Interrogés sur le rôle de la tutelle pour mettre fin à cette décadence, les syndicalistes rappellent le constat fait par le ministre lui-même lors de sa visite dans cette wilaya en novembre dernier, confirmant ainsi la dégradante situation de ce secteur malade, sans aller outre mesure et mettre à l’index le premier responsable. “Le ministre s’est contenté de limoger un gestionnaire du secteur sanitaire de Béjaïa”, ce qui est qualifié par ces syndicalistes “de poudre aux yeux qui laisse dire que le DSP agit sous la complicité de quelques responsables du ministère de tutelle”, sinon, “comment peut-on expliquer qu’il continue sans inquiétude à mener en solo sa gestion catastrophique et ce, malgré nos doléances à répétition adressées à qui de droit ?”, s’interrogent les représentants de la famille de la santé. Seules deux commissions ont été diligentées, “suite à nos sonnettes d’alarme” et dont la seconde a débouché sur une rencontre avec ces trois syndicats et qui, selon ces derniers, a abouti au même constat, celui d’une situation grave du secteur. L’on parle aussi de six (6) milliards de centimes alloués pour l’achat d’équipements, renvoyés au Trésor et 200 postes budgétaires de l’exercice 2006 qui n’ont pas été exploités par la DSP.

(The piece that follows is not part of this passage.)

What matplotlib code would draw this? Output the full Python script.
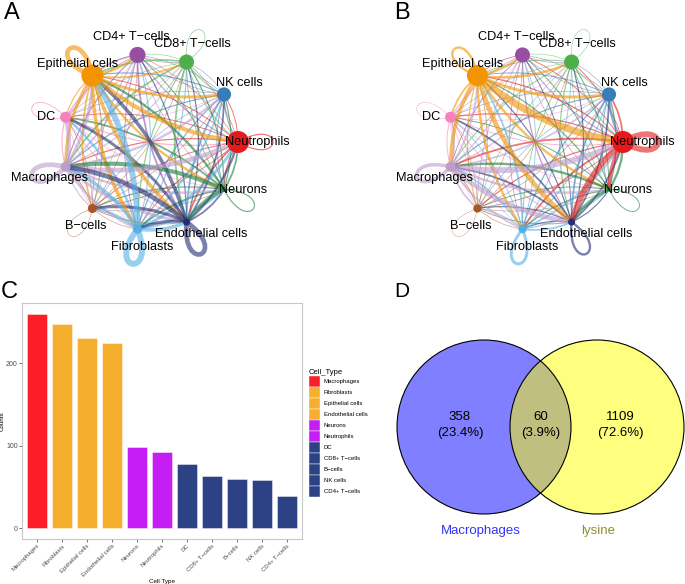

Les syndicalistes ajoutent que “les quelques projets relancés sont repêchés par le ministre lui-même”. Quant au fameux CHU tant attendu par toute la population, “le projet est renvoyé aux calendes grecques”.
Se disant aussi soucieux et préoccupés par la santé du citoyen, les représentants de l’intersyndicale qualifient cette grève “d’une suite logique des actions menées jusque-là, hélas sans grand écho, ” pour défendre le secteur public qui n’arrive pas à offrir des prestations et les soins à une majorité de patients contraints de chercher du côté du privé ou se tourner vers d’autres wilayas. “Notre wilaya forte d’un million d’habitants mérite mieux et possède des potentialités tant humaines qu’infrastructurelles pouvant assurer l’essor et donner un autre souffle à ce secteur comateux”, pensent les partenaires sociaux de la santé qui jugent que “l’heure est grave et il est temps de demander le départ de ce directeur, responsable du naufrage du secteur de la santé”.
Avançant en outre que plusieurs équipements “de mauvaise qualité”, dont des incinérateurs, des ambulances, des autoclaves et des tables d’opération sont achetés à des prix onéreux, ils laissent penser que “rien ne peut arrêter ce directeur à continuer d’enfoncer davantage le secteur si ce n’est la mobilisation de tous les travailleurs afin de sauver le secteur public, un gagne-pain de quelque
5 000 employés et un lieu de soins pour les citoyens démunis”.
C’est pour cela d’ailleurs qu’ils se lancent contre la montre pour tenir des AG à travers les 5 secteurs pour réussir leur action de grève dont la seule revendication est le départ pur et simple de l’actuel DSPRH. Notons par ailleurs que la chambre administrative près la cour de Béjaïa, ayant statué sur la plainte déposée par les services du ministère de la Santé contre les auteurs du préavis, a rendu un verdict d’incompétence pour interdire la grève, selon nos interlocuteurs.